Would you return the run of lines that starts at the one with "Write a component" and ends at the one with "const BAND = (W", ends included, exactly as written and without the images?

============================================================

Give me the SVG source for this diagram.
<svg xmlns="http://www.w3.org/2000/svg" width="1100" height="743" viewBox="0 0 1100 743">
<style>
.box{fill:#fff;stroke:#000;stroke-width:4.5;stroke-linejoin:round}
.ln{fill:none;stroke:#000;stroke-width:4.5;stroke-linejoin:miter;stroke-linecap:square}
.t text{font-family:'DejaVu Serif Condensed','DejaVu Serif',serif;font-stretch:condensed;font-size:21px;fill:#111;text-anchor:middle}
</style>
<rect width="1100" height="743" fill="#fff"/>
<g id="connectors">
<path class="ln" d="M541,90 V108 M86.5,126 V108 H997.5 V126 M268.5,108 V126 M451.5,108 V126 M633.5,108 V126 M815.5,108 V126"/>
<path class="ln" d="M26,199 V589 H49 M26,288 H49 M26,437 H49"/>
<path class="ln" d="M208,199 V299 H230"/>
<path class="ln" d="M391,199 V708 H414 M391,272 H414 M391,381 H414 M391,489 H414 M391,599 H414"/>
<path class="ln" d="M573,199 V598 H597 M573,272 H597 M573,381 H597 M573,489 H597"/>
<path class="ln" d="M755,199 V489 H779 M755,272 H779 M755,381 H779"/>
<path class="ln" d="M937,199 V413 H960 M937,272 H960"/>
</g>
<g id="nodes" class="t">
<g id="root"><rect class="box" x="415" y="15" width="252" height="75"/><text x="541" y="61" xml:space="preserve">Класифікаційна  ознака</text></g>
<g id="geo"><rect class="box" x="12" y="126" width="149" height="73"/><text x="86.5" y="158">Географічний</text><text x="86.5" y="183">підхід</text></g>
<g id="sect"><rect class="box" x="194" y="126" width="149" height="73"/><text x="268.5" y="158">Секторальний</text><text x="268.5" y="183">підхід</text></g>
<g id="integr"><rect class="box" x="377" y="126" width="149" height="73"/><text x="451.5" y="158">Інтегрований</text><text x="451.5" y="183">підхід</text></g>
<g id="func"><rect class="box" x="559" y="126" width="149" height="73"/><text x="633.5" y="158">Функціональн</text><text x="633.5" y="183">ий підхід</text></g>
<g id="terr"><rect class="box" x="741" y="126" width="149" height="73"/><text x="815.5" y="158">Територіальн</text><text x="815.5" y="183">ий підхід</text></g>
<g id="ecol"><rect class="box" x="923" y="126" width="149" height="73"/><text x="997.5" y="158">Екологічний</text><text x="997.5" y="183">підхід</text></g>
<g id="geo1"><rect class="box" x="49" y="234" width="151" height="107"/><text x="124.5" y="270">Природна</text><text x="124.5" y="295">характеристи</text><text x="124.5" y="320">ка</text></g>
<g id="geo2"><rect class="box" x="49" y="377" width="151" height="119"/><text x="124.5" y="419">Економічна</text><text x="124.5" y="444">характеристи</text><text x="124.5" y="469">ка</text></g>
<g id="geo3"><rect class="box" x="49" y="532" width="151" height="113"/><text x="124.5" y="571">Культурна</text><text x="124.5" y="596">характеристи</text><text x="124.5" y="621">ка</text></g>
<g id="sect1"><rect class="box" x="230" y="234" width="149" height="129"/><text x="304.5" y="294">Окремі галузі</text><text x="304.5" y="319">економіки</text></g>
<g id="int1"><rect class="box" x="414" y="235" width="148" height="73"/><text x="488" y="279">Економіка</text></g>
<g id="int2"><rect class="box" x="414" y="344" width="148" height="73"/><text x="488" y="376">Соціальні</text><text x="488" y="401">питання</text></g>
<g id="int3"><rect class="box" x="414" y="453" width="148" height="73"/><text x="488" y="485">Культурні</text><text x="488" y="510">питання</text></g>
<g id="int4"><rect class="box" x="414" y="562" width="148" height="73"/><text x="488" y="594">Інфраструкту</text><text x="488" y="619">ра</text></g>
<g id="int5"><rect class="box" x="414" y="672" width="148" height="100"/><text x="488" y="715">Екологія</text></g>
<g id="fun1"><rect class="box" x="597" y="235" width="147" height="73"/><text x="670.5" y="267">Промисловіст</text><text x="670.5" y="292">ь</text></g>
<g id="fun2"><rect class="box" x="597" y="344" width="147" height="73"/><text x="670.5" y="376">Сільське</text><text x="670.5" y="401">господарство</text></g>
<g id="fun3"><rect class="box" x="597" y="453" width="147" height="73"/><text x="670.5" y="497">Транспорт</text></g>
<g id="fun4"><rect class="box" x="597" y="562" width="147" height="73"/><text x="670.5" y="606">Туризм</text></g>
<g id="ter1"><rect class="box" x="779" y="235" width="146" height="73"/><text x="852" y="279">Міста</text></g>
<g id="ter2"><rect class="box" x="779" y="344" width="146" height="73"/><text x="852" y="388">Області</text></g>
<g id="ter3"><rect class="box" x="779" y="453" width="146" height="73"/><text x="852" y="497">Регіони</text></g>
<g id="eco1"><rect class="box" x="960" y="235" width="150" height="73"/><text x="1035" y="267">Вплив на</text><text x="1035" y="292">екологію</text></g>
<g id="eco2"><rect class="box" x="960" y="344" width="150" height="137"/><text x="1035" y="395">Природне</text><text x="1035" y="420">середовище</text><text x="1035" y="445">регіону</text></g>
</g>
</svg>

============================================================

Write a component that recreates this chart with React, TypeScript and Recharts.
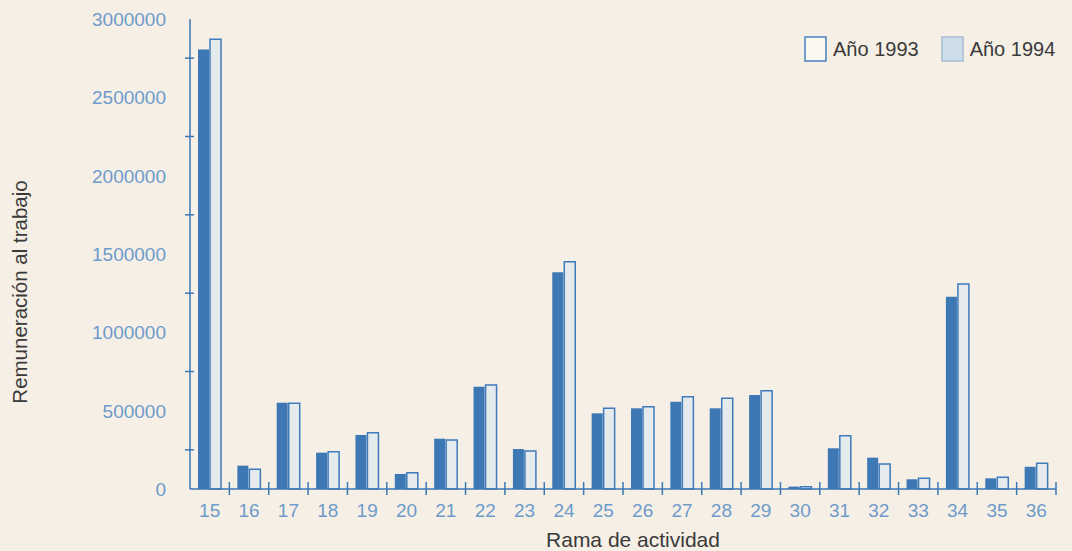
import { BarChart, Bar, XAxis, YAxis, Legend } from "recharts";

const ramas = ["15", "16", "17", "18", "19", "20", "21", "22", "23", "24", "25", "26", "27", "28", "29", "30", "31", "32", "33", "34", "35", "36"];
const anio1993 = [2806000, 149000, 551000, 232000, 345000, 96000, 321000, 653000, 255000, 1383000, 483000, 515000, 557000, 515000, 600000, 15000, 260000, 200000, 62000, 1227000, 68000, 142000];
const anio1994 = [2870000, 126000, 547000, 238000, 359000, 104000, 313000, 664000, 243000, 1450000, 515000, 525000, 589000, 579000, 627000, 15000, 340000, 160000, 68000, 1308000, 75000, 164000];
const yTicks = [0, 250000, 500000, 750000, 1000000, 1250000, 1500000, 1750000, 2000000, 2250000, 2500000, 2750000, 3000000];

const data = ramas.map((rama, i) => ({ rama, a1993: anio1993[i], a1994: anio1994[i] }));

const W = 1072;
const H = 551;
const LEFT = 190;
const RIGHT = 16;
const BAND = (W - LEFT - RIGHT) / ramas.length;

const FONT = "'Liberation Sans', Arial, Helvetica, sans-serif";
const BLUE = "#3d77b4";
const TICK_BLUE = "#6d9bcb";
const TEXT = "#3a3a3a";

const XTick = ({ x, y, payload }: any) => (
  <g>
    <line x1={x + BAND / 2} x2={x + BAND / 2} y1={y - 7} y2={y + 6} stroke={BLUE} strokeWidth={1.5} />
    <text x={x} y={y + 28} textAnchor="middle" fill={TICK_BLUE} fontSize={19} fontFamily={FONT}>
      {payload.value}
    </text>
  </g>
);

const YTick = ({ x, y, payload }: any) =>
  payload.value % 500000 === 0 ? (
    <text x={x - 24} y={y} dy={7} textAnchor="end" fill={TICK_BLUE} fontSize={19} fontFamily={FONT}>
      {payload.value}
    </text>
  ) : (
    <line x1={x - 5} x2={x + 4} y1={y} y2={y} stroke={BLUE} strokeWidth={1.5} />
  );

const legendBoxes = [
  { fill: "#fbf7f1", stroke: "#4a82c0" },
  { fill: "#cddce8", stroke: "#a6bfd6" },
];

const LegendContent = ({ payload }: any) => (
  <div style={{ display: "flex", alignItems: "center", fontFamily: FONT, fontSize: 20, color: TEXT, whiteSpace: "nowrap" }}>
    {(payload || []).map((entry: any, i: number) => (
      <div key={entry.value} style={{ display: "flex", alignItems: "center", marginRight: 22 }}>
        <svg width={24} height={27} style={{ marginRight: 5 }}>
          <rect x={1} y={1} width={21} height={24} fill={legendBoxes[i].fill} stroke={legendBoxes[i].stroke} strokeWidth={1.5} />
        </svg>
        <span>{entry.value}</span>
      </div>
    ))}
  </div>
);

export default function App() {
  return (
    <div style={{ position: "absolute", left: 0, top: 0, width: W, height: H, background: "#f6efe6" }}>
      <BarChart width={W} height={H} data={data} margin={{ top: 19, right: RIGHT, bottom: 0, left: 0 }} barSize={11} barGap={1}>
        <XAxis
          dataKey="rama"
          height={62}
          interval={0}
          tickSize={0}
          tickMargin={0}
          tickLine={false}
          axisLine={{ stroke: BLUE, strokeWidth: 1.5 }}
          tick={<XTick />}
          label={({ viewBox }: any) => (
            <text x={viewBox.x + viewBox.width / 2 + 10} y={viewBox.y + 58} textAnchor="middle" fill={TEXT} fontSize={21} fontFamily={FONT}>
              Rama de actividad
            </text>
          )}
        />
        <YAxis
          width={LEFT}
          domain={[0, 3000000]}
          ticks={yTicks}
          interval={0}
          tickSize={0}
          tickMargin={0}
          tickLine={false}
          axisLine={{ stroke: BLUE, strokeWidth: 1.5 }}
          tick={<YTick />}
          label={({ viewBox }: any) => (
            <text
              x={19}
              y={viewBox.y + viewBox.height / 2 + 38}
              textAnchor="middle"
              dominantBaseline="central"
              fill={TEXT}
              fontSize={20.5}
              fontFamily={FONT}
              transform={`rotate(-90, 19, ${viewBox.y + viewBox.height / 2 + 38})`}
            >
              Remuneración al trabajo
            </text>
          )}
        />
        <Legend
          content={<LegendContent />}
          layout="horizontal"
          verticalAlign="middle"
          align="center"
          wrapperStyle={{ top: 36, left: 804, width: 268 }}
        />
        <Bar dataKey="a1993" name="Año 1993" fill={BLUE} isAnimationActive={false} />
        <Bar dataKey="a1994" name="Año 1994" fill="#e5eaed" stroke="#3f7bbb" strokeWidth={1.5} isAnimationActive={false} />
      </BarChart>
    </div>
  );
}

============================================================

#### Result for this exercise:
Write a component that recreates this chart with React, TypeScript and Recharts.
import { BarChart, Bar, XAxis, YAxis, Legend } from "recharts";

const ramas = ["15", "16", "17", "18", "19", "20", "21", "22", "23", "24", "25", "26", "27", "28", "29", "30", "31", "32", "33", "34", "35", "36"];
const anio1993 = [2806000, 149000, 551000, 232000, 345000, 96000, 321000, 653000, 255000, 1383000, 483000, 515000, 557000, 515000, 600000, 15000, 260000, 200000, 62000, 1227000, 68000, 142000];
const anio1994 = [2870000, 126000, 547000, 238000, 359000, 104000, 313000, 664000, 243000, 1450000, 515000, 525000, 589000, 579000, 627000, 15000, 340000, 160000, 68000, 1308000, 75000, 164000];
const yTicks = [0, 250000, 500000, 750000, 1000000, 1250000, 1500000, 1750000, 2000000, 2250000, 2500000, 2750000, 3000000];

const data = ramas.map((rama, i) => ({ rama, a1993: anio1993[i], a1994: anio1994[i] }));

const W = 1072;
const H = 551;
const LEFT = 190;
const RIGHT = 16;
const BAND = (W - LEFT - RIGHT) / ramas.length;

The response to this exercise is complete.